Records with drawing code:
• • • • • • •

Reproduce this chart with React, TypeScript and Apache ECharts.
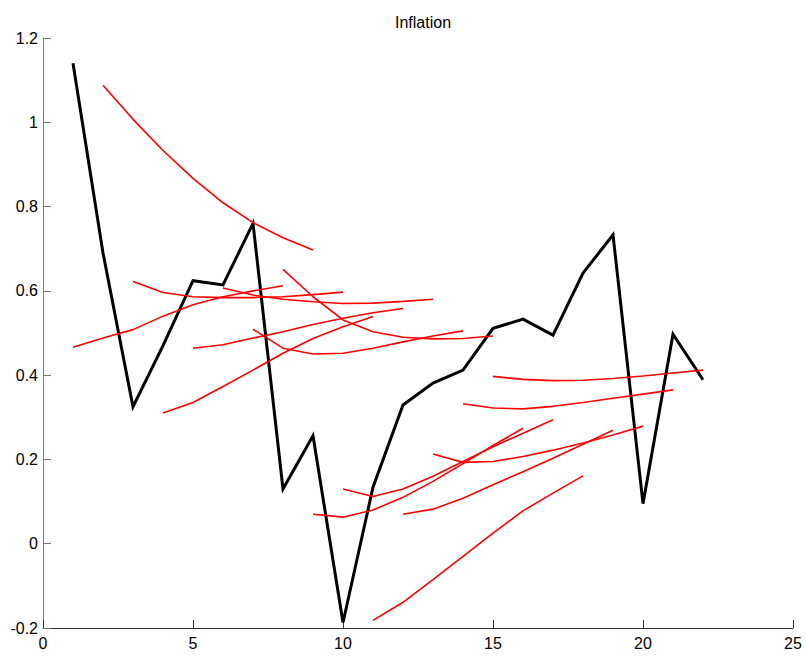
import React, { useEffect, useRef } from "react";
import * as echarts from "echarts";

// Realised inflation, periods 1..22
const periods: number[] = [1, 2, 3, 4, 5, 6, 7, 8, 9, 10, 11, 12, 13, 14, 15, 16, 17, 18, 19, 20, 21, 22];
const actual: number[] = [
  1.14, 0.69, 0.325, 0.47, 0.624, 0.614, 0.76, 0.13, 0.256, -0.187, 0.134,
  0.329, 0.381, 0.412, 0.511, 0.533, 0.495, 0.642, 0.733, 0.095, 0.497, 0.389,
];

// Forecast paths: first period of each path and its eight values
const forecastStarts: number[] = [1, 2, 3, 4, 5, 6, 7, 8, 9, 10, 11, 12, 13, 14, 15];
const forecastPaths: number[][] = [
  [0.466, 0.488, 0.508, 0.54, 0.567, 0.586, 0.6, 0.612],
  [1.088, 1.007, 0.933, 0.867, 0.809, 0.762, 0.726, 0.697],
  [0.622, 0.596, 0.586, 0.584, 0.584, 0.586, 0.591, 0.597],
  [0.31, 0.335, 0.373, 0.412, 0.452, 0.487, 0.515, 0.539],
  [0.464, 0.472, 0.488, 0.503, 0.52, 0.535, 0.548, 0.558],
  [0.607, 0.59, 0.58, 0.574, 0.57, 0.571, 0.575, 0.58],
  [0.509, 0.464, 0.45, 0.452, 0.464, 0.479, 0.493, 0.505],
  [0.651, 0.586, 0.531, 0.503, 0.49, 0.486, 0.487, 0.493],
  [0.07, 0.063, 0.08, 0.11, 0.148, 0.19, 0.233, 0.274],
  [0.13, 0.112, 0.13, 0.16, 0.195, 0.23, 0.262, 0.294],
  [-0.182, -0.139, -0.085, -0.03, 0.025, 0.078, 0.12, 0.161],
  [0.07, 0.082, 0.108, 0.14, 0.171, 0.203, 0.236, 0.269],
  [0.213, 0.193, 0.195, 0.207, 0.222, 0.239, 0.258, 0.279],
  [0.332, 0.322, 0.32, 0.326, 0.335, 0.345, 0.355, 0.365],
  [0.397, 0.39, 0.387, 0.388, 0.392, 0.398, 0.405, 0.412],
];

const FONT = "'Liberation Sans', Arial, Helvetica, sans-serif";

export default function App() {
  const ref = useRef<HTMLDivElement>(null);

  useEffect(() => {
    if (!ref.current) return;
    const chart = echarts.init(ref.current, undefined, { renderer: "svg" });

    const actualSeries = {
      type: "line",
      name: "actual",
      data: periods.map((p, i) => [p, actual[i]]),
      showSymbol: false,
      symbol: "none",
      lineStyle: { color: "#000000", width: 3, join: "miter" },
      z: 2,
    };

    const forecastSeries = forecastPaths.map((path, k) => ({
      type: "line",
      name: "forecast" + forecastStarts[k],
      data: path.map((v, j) => [forecastStarts[k] + j, v]),
      showSymbol: false,
      symbol: "none",
      lineStyle: { color: "#ff0000", width: 1.6 },
      z: 3,
    }));

    chart.setOption({
      animation: false,
      backgroundColor: "#ffffff",
      title: {
        text: "Inflation",
        left: 418,
        top: 9,
        textAlign: "center",
        textStyle: { fontFamily: FONT, fontSize: 16, fontWeight: "normal", color: "#000" },
      },
      grid: { left: 43, top: 38, right: 13, bottom: 28, containLabel: false },
      xAxis: {
        type: "value",
        min: 0,
        max: 25,
        interval: 5,
        axisLine: { show: true, onZero: false, lineStyle: { color: "#333", width: 1 } },
        axisTick: { show: true, inside: true, length: 8, lineStyle: { color: "#333" } },
        axisLabel: { margin: 7, fontFamily: FONT, fontSize: 16, color: "#000" },
        splitLine: { show: false },
      },
      yAxis: {
        type: "value",
        min: -0.2,
        max: 1.2,
        interval: 0.2,
        axisLine: { show: true, onZero: false, lineStyle: { color: "#777", width: 1 } },
        axisTick: { show: true, inside: true, length: 8, lineStyle: { color: "#777" } },
        axisLabel: { margin: 5, fontFamily: FONT, fontSize: 16, color: "#000" },
        splitLine: { show: false },
      },
      series: [actualSeries, ...forecastSeries],
    });

    return () => chart.dispose();
  }, []);

  return (
    <div
      ref={ref}
      style={{ position: "fixed", left: 0, top: 0, width: 806, height: 656, background: "#fff" }}
    />
  );
}
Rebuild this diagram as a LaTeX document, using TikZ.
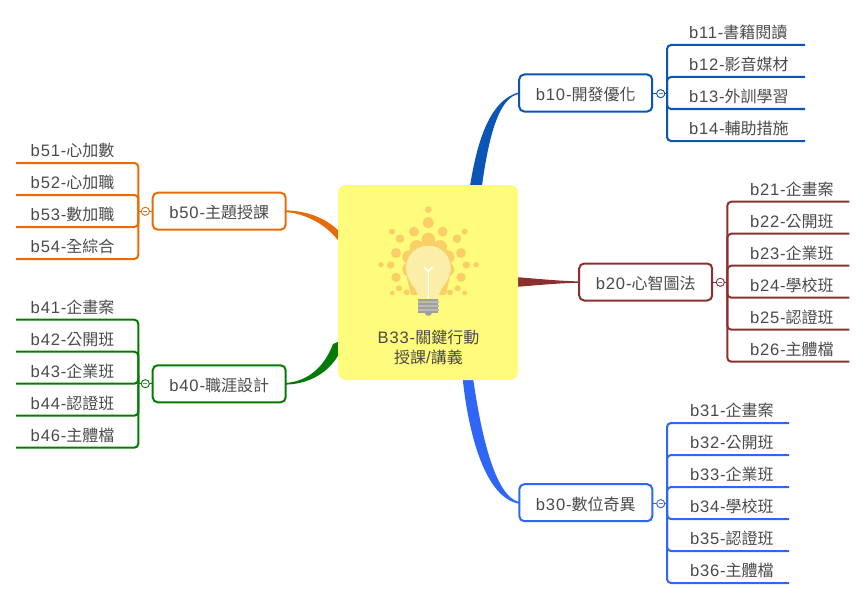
\documentclass[tikz,border=0pt]{standalone}
\usepackage{fontspec}
\setmainfont{Noto Sans CJK TC}
\newfontfamily\latf[LetterSpace=5]{Liberation Sans}
\newcommand{\lat}[1]{{\fontsize{16.6}{20}\latf #1}}
\usetikzlibrary{backgrounds}
\definecolor{cA}{HTML}{0A55B5}
\definecolor{cB}{HTML}{8E2F2F}
\definecolor{cC}{HTML}{2F66F8}
\definecolor{cD}{HTML}{067A06}
\definecolor{cE}{HTML}{E66C0A}
\definecolor{mainfill}{HTML}{FFFB7C}
\definecolor{inkc}{HTML}{4A4A4A}
\definecolor{sun}{HTML}{FBCF68}
\definecolor{glass}{HTML}{FBEEA8}
\tikzset{
  txt/.style={text=inkc,font=\fontsize{16}{20}\selectfont},
  topic/.style={txt,draw=#1,line width=2pt,fill=white,rounded corners=5pt,minimum width=133pt,minimum height=37pt,inner sep=0pt,outer sep=0pt,text height=15.5pt,text depth=0pt},
  collapse/.style={circle,draw=#1,line width=.8pt,fill=white,minimum size=8pt,inner sep=0pt,outer sep=0pt,
    path picture={\draw[inkc!70,line width=.6pt] ([xshift=-2pt]path picture bounding box.center)--([xshift=2pt]path picture bounding box.center);}},
  leaf/.style 2 args={txt,text width=#1,align=left,inner sep=0pt,outer sep=0pt,text height=13pt,text depth=6.7pt,execute at begin node={\hspace*{#2}}},
  leafline/.style={draw=#1,line width=2pt,rounded corners=4pt},
  stub/.style={draw=#1,line width=1.2pt},
  mainbox/.style={fill=mainfill,rounded corners=8pt,minimum width=180pt,minimum height=195pt,inner sep=0pt,outer sep=0pt},
}
\begin{document}
\begin{tikzpicture}[x=1pt,y=-1pt]
\useasboundingbox (0,0) rectangle (866,599);
% centre
\node[mainbox] (main) at (428,282.5) {};
\begin{scope}[shift={(375,200)},x=.3333pt,y=-.3333pt]
  \foreach \a in {0,36,...,324} \fill[sun] (160,190)+(\a+18:60) circle[radius=21];
  \fill[sun] (160,190) circle[radius=66];
  \fill[sun] (160,118) circle[radius=20];
  \fill[sun] (108,285)--(212,285)--(225,230)--(95,230)--cycle;
  \foreach \cx/\cy/\r in {160/29/10,160/68/17,117/95/15,203/95/15,75/116/13,246/116/13,51/95/9,269/95/9,63/159/15,258/159/15,47/195/11,274/195/11,18/194/8,303/194/8,63/232/14,258/232/14,72/265/9,248/265/9,95/277/9,225/277/9,52/279/7,269/279/7}
    \fill[sun] (\cx,\cy) circle[radius=\r];
  \fill[glass] (130,296) .. controls (130,265) and (93,245) .. (93,204) .. controls (93,166) and (124,137) .. (160,137) .. controls (196,137) and (227,166) .. (227,204) .. controls (227,245) and (190,265) .. (190,296) -- cycle;
  \draw[white,line width=1.3pt] (160,296) -- (160,214) (147,201) -- (160,214) -- (173,201);
  \fill[gray!75] (130,296) rectangle (190,338);
  \fill[gray!75] (148,338) -- (172,338) -- (165,347) -- (155,347) -- cycle;
  \foreach \yy in {302,314,326} \fill[gray!55] (128,\yy) rectangle (192,\yy+6);
\end{scope}
\node[txt,align=center] (maintext) at (428.5,347.5) {\lat{B33-}關鍵行動\\授課\lat{/}講義};
% main topics
\node[topic=cA] (b10) at (585.7,93) {\lat{b10-}開發優化};
\node[topic=cB] (b20) at (645.7,282) {\lat{b20-}心智圖法};
\node[topic=cC] (b30) at (585.8,502.7) {\lat{b30-}數位奇異};
\node[topic=cD] (b40) at (219.2,383.8) {\lat{b40-}職涯設計};
\node[topic=cE] (b50) at (219.2,211.2) {\lat{b50-}主題授課};
% collapse buttons
\node[collapse=cA] (c1) at (660.7,93.7) {};
\node[collapse=cB] (c2) at (720.3,282.3) {};
\node[collapse=cC] (c3) at (660.7,503.7) {};
\node[collapse=cD] (c4) at (145.3,383.7) {};
\node[collapse=cE] (c5) at (145.3,211.3) {};
% leaves b1
\foreach \n/\yy/\t in {b11/45/書籍閱讀,b12/77/影音媒材,b13/109/外訓學習,b14/141/輔助措施}
  \node[leaf={138pt}{22pt},anchor=south west] (\n) at (667,\yy) {\lat{\n-}\t};
% leaves b2
\foreach \n/\yy/\t in {b21/201.7/企畫案,b22/233.7/公開班,b23/265.7/企業班,b24/297.7/學校班,b25/329.7/認證班,b26/361.7/主體檔}
  \node[leaf={122pt}{22.7pt},anchor=south west] (\n) at (727.3,\yy) {\lat{\n-}\t};
% leaves b3
\foreach \n/\yy/\t in {b31/423/企畫案,b32/455/公開班,b33/487/企業班,b34/519/學校班,b35/551/認證班,b36/583/主體檔}
  \node[leaf={122pt}{23pt},anchor=south west] (\n) at (667,\yy) {\lat{\n-}\t};
% leaves b4
\foreach \n/\yy/\t in {b41/319.7/企畫案,b42/351.7/公開班,b43/383.7/企業班,b44/415.7/認證班,b46/447.7/主體檔}
  \node[leaf={122.3pt}{14.7pt},anchor=south west] (\n) at (16,\yy) {\lat{\n-}\t};
% leaves b5
\foreach \n/\yy/\t in {b51/163/心加數,b52/195/心加職,b53/227/數加職,b54/259/全綜合}
  \node[leaf={122.3pt}{14.7pt},anchor=south west] (\n) at (16,\yy) {\lat{\n-}\t};
% leaf connectors
\foreach \l in {b11,b12,b13,b14} \draw[leafline=cA] (c1.center -| \l.south west) -- (\l.south west) -- (\l.south east);
\foreach \l in {b21,b22,b23,b24,b25,b26} \draw[leafline=cB] (c2.center -| \l.south west) -- (\l.south west) -- (\l.south east);
\foreach \l in {b31,b32,b33,b34,b35,b36} \draw[leafline=cC] (c3.center -| \l.south west) -- (\l.south west) -- (\l.south east);
\foreach \l in {b41,b42,b43,b44,b46} \draw[leafline=cD] (c4.center -| \l.south east) -- (\l.south east) -- (\l.south west);
\foreach \l in {b51,b52,b53,b54} \draw[leafline=cE] (c5.center -| \l.south east) -- (\l.south east) -- (\l.south west);
% stubs box - button - bracket
\draw[stub=cA] (b10.east |- c1) -- (c1) (c1) -- (c1 -| b13.south west);
\draw[stub=cB] (b20.east |- c2) -- (c2) (c2) -- (c2 -| b23.south west);
\draw[stub=cC] (b30.east |- c3) -- (c3) (c3) -- (c3 -| b33.south west);
\draw[stub=cD] (b40.west |- c4) -- (c4) (c4) -- (c4 -| b43.south east);
\draw[stub=cE] (b50.west |- c5) -- (c5) (c5) -- (c5 -| b53.south east);
\foreach \c/\k in {c1/cA,c2/cB,c3/cC,c4/cD,c5/cE} \node[collapse=\k] at (\c) {};
% tapered branches under the boxes
\begin{pgfonlayer}{background}
\fill[cA] ([xshift=-48.6pt,yshift=-5pt]main.north east) .. controls (477,140) and (490,100) .. ([yshift=.8pt]b10.west) -- ([yshift=-.9pt]b10.west) .. controls (498,97) and (488,140) .. ([xshift=-36.6pt,yshift=-5pt]main.north east) -- cycle;
\fill[cB] ([xshift=-3pt,yshift=5.5pt]main.east) .. controls (540,279) and (560,281) .. ([yshift=.6pt]b20.west) -- ([yshift=-.8pt]b20.west) .. controls (560,283) and (540,285) .. ([xshift=-3pt,yshift=-4.5pt]main.east) -- cycle;
\fill[cC] ([xshift=-55.4pt,yshift=2pt]main.south east) .. controls (468,430) and (484,498) .. ([yshift=-1pt]b30.west) -- ([yshift=.7pt]b30.west) .. controls (496,497) and (482,440) .. ([xshift=-45pt,yshift=2pt]main.south east) -- cycle;
\fill[cD] ([yshift=-.8pt]b40.east) .. controls (310,384) and (330,372) .. ([xshift=2pt]main.west |- 340,352) -- ([xshift=2pt]main.west |- 340,341) -- (333,344) .. controls (325,365) and (310,381) .. ([yshift=.8pt]b40.east) -- cycle;
\fill[cE] ([yshift=.9pt]b50.east) .. controls (306,211) and (325,217) .. ([xshift=2pt]main.west |- 340,232) -- ([xshift=2pt]main.west |- 340,243) .. controls (328,226) and (308,214) .. ([yshift=-.8pt]b50.east) -- cycle;
\end{pgfonlayer}
\end{tikzpicture}
\end{document}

• • • • • • •

▸ **PROBLEM**: Nothing but the lines from the start of the records above through the line with "import * as" should be retyped, each exactly as written; leave out all pictures.

▸ **PROBLEM SOLUTION**:
Reproduce this chart with React, TypeScript and Apache ECharts.
import React, { useEffect, useRef } from "react";
import * as echarts from "echarts";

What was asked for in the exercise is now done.